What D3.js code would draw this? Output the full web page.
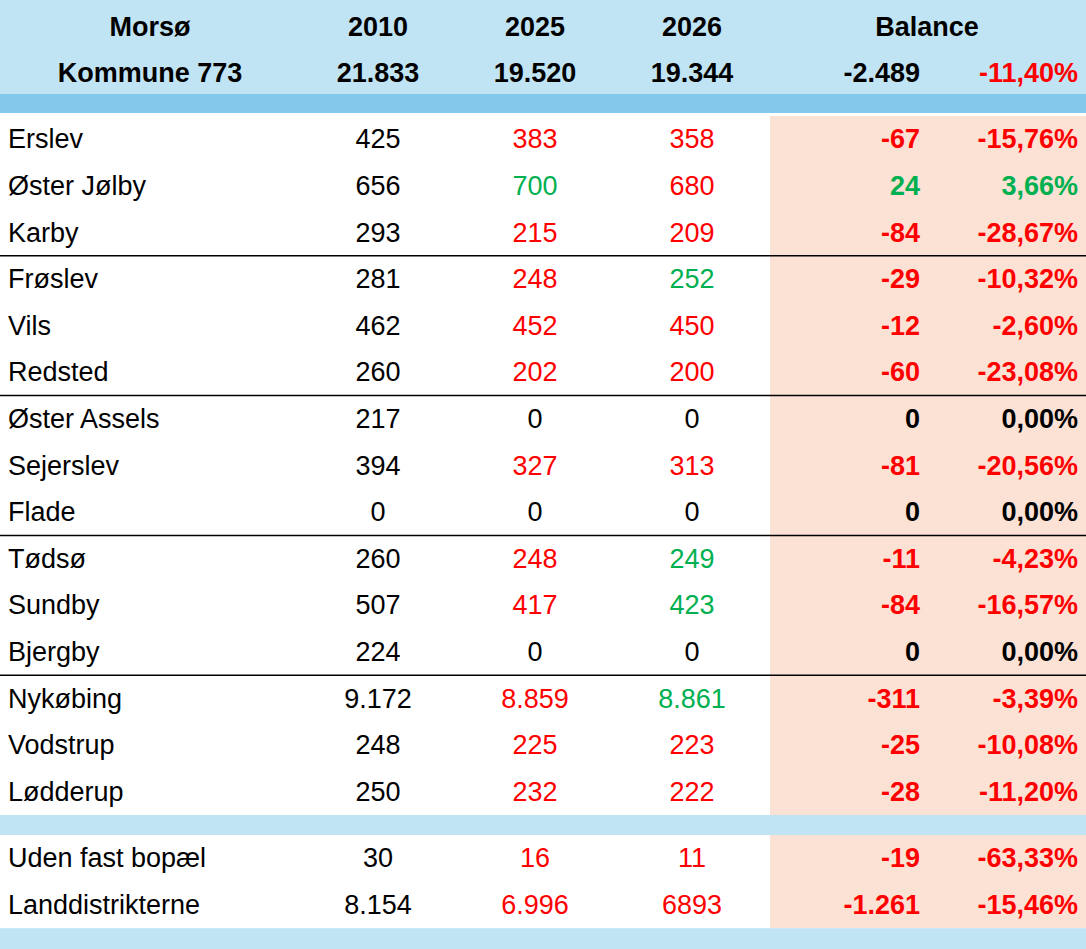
<!DOCTYPE html>
<html><head><meta charset="utf-8">
<script src="https://cdn.jsdelivr.net/npm/d3@7"></script>
<style>body{margin:0;background:#fff}text{font-family:"Liberation Sans",Arial,sans-serif;font-size:27px}</style>
</head><body><svg id="tbl" width="1086" height="949"></svg>
<script>
var R = "#ff0000", G = "#00b050", K = "#000";
// name, 2010, 2025, 2026, balance, pct, colours [2025, 2026, balance]
var rows = [
	["Erslev", "425", "383", "358", "-67", "-15,76%", [R, R, R]],
	["Øster Jølby", "656", "700", "680", "24", "3,66%", [G, R, G]],
	["Karby", "293", "215", "209", "-84", "-28,67%", [R, R, R]],
	["Frøslev", "281", "248", "252", "-29", "-10,32%", [R, G, R]],
	["Vils", "462", "452", "450", "-12", "-2,60%", [R, R, R]],
	["Redsted", "260", "202", "200", "-60", "-23,08%", [R, R, R]],
	["Øster Assels", "217", "0", "0", "0", "0,00%", [K, K, K]],
	["Sejerslev", "394", "327", "313", "-81", "-20,56%", [R, R, R]],
	["Flade", "0", "0", "0", "0", "0,00%", [K, K, K]],
	["Tødsø", "260", "248", "249", "-11", "-4,23%", [R, G, R]],
	["Sundby", "507", "417", "423", "-84", "-16,57%", [R, G, R]],
	["Bjergby", "224", "0", "0", "0", "0,00%", [K, K, K]],
	["Nykøbing", "9.172", "8.859", "8.861", "-311", "-3,39%", [R, G, R]],
	["Vodstrup", "248", "225", "223", "-25", "-10,08%", [R, R, R]],
	["Lødderup", "250", "232", "222", "-28", "-11,20%", [R, R, R]]
];
var extra = [
	["Uden fast bopæl", "30", "16", "11", "-19", "-63,33%", [R, R, R]],
	["Landdistrikterne", "8.154", "6.996", "6893", "-1.261", "-15,46%", [R, R, R]]
];
var groupEnds = [2, 5, 8, 11];

var svg = d3.select("#tbl");
var rowH = 46.6;
var y = d3.scaleLinear().domain([0, 1]).range([116, 116 + rowH]);
var y2 = d3.scaleLinear().domain([0, 1]).range([835, 835 + rowH]);
var cols = [
	{x: 8, a: "start"}, {x: 378, a: "middle"}, {x: 535, a: "middle"},
	{x: 692, a: "middle"}, {x: 920, a: "end"}, {x: 1078, a: "end"}
];

// backgrounds
svg.append("rect").attr("x", 0).attr("y", 0).attr("width", 1086).attr("height", 94).attr("fill", "#c0e4f4");
svg.append("rect").attr("x", 0).attr("y", 94).attr("width", 1086).attr("height", 19).attr("fill", "#83c9ec");
svg.append("rect").attr("x", 770).attr("y", y(0)).attr("width", 316).attr("height", y(rows.length) - y(0)).attr("fill", "#fbe2d5");
svg.append("rect").attr("x", 0).attr("y", y(rows.length)).attr("width", 1086).attr("height", y2(0) - y(rows.length)).attr("fill", "#c0e4f4");
svg.append("rect").attr("x", 770).attr("y", y2(0)).attr("width", 316).attr("height", y2(2) - y2(0)).attr("fill", "#fbe2d5");
svg.append("rect").attr("x", 0).attr("y", y2(2)).attr("width", 1086).attr("height", 949 - y2(2)).attr("fill", "#c0e4f4");

// header
var head = [
	["Morsø", "2010", "2025", "2026", "", ""],
	["Kommune 773", "21.833", "19.520", "19.344", "-2.489", "-11,40%"]
];
var hx = [{x: 150, a: "middle"}, cols[1], cols[2], cols[3], cols[4], cols[5]];
head.forEach(function (h, r) {
	h.forEach(function (t, c) {
		svg.append("text").attr("x", hx[c].x).attr("y", 26 + r * 46 + 10)
			.attr("text-anchor", hx[c].a).attr("font-weight", "bold")
			.attr("fill", c === 5 ? R : K).text(t);
	});
});
svg.append("text").attr("x", 927).attr("y", 36).attr("text-anchor", "middle")
	.attr("font-weight", "bold").text("Balance");

function drawRows(data, sy) {
	data.forEach(function (d, i) {
		var cy = (sy(i) + sy(i + 1)) / 2 + 9;
		d.slice(0, 6).forEach(function (t, c) {
			var col = c < 2 ? K : (c === 5 ? d[6][2] : d[6][c - 2]);
			svg.append("text").attr("x", cols[c].x).attr("y", cy)
				.attr("text-anchor", cols[c].a)
				.attr("font-weight", c >= 4 ? "bold" : "normal")
				.attr("fill", col).text(t);
		});
	});
}
drawRows(rows, y);
drawRows(extra, y2);

groupEnds.forEach(function (g) {
	svg.append("line").attr("x1", 0).attr("x2", 1086)
		.attr("y1", y(g + 1)).attr("y2", y(g + 1))
		.attr("stroke", "#000").attr("stroke-width", 1.5);
});
</script></body></html>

——

→ **What the exercise asks**: Make an exact copy of the data above, pictures excluded.

→ **Solution to the problem**:
What D3.js code would draw this? Output the full web page.
<!DOCTYPE html>
<html><head><meta charset="utf-8">
<script src="https://cdn.jsdelivr.net/npm/d3@7"></script>
<style>body{margin:0;background:#fff}text{font-family:"Liberation Sans",Arial,sans-serif;font-size:27px}</style>
</head><body><svg id="tbl" width="1086" height="949"></svg>
<script>
var R = "#ff0000", G = "#00b050", K = "#000";
// name, 2010, 2025, 2026, balance, pct, colours [2025, 2026, balance]
var rows = [
	["Erslev", "425", "383", "358", "-67", "-15,76%", [R, R, R]],
	["Øster Jølby", "656", "700", "680", "24", "3,66%", [G, R, G]],
	["Karby", "293", "215", "209", "-84", "-28,67%", [R, R, R]],
	["Frøslev", "281", "248", "252", "-29", "-10,32%", [R, G, R]],
	["Vils", "462", "452", "450", "-12", "-2,60%", [R, R, R]],
	["Redsted", "260", "202", "200", "-60", "-23,08%", [R, R, R]],
	["Øster Assels", "217", "0", "0", "0", "0,00%", [K, K, K]],
	["Sejerslev", "394", "327", "313", "-81", "-20,56%", [R, R, R]],
	["Flade", "0", "0", "0", "0", "0,00%", [K, K, K]],
	["Tødsø", "260", "248", "249", "-11", "-4,23%", [R, G, R]],
	["Sundby", "507", "417", "423", "-84", "-16,57%", [R, G, R]],
	["Bjergby", "224", "0", "0", "0", "0,00%", [K, K, K]],
	["Nykøbing", "9.172", "8.859", "8.861", "-311", "-3,39%", [R, G, R]],
	["Vodstrup", "248", "225", "223", "-25", "-10,08%", [R, R, R]],
	["Lødderup", "250", "232", "222", "-28", "-11,20%", [R, R, R]]
];
var extra = [
	["Uden fast bopæl", "30", "16", "11", "-19", "-63,33%", [R, R, R]],
	["Landdistrikterne", "8.154", "6.996", "6893", "-1.261", "-15,46%", [R, R, R]]
];
var groupEnds = [2, 5, 8, 11];

var svg = d3.select("#tbl");
var rowH = 46.6;
var y = d3.scaleLinear().domain([0, 1]).range([116, 116 + rowH]);
var y2 = d3.scaleLinear().domain([0, 1]).range([835, 835 + rowH]);
var cols = [
	{x: 8, a: "start"}, {x: 378, a: "middle"}, {x: 535, a: "middle"},
	{x: 692, a: "middle"}, {x: 920, a: "end"}, {x: 1078, a: "end"}
];

// backgrounds
svg.append("rect").attr("x", 0).attr("y", 0).attr("width", 1086).attr("height", 94).attr("fill", "#c0e4f4");
svg.append("rect").attr("x", 0).attr("y", 94).attr("width", 1086).attr("height", 19).attr("fill", "#83c9ec");
svg.append("rect").attr("x", 770).attr("y", y(0)).attr("width", 316).attr("height", y(rows.length) - y(0)).attr("fill", "#fbe2d5");
svg.append("rect").attr("x", 0).attr("y", y(rows.length)).attr("width", 1086).attr("height", y2(0) - y(rows.length)).attr("fill", "#c0e4f4");
svg.append("rect").attr("x", 770).attr("y", y2(0)).attr("width", 316).attr("height", y2(2) - y2(0)).attr("fill", "#fbe2d5");
svg.append("rect").attr("x", 0).attr("y", y2(2)).attr("width", 1086).attr("height", 949 - y2(2)).attr("fill", "#c0e4f4");

// header
var head = [
	["Morsø", "2010", "2025", "2026", "", ""],
	["Kommune 773", "21.833", "19.520", "19.344", "-2.489", "-11,40%"]
];
var hx = [{x: 150, a: "middle"}, cols[1], cols[2], cols[3], cols[4], cols[5]];
head.forEach(function (h, r) {
	h.forEach(function (t, c) {
		svg.append("text").attr("x", hx[c].x).attr("y", 26 + r * 46 + 10)
			.attr("text-anchor", hx[c].a).attr("font-weight", "bold")
			.attr("fill", c === 5 ? R : K).text(t);
	});
});
svg.append("text").attr("x", 927).attr("y", 36).attr("text-anchor", "middle")
	.attr("font-weight", "bold").text("Balance");

function drawRows(data, sy) {
	data.forEach(function (d, i) {
		var cy = (sy(i) + sy(i + 1)) / 2 + 9;
		d.slice(0, 6).forEach(function (t, c) {
			var col = c < 2 ? K : (c === 5 ? d[6][2] : d[6][c - 2]);
			svg.append("text").attr("x", cols[c].x).attr("y", cy)
				.attr("text-anchor", cols[c].a)
				.attr("font-weight", c >= 4 ? "bold" : "normal")
				.attr("fill", col).text(t);
		});
	});
}
drawRows(rows, y);
drawRows(extra, y2);

groupEnds.forEach(function (g) {
	svg.append("line").attr("x1", 0).attr("x2", 1086)
		.attr("y1", y(g + 1)).attr("y2", y(g + 1))
		.attr("stroke", "#000").attr("stroke-width", 1.5);
});
</script></body></html>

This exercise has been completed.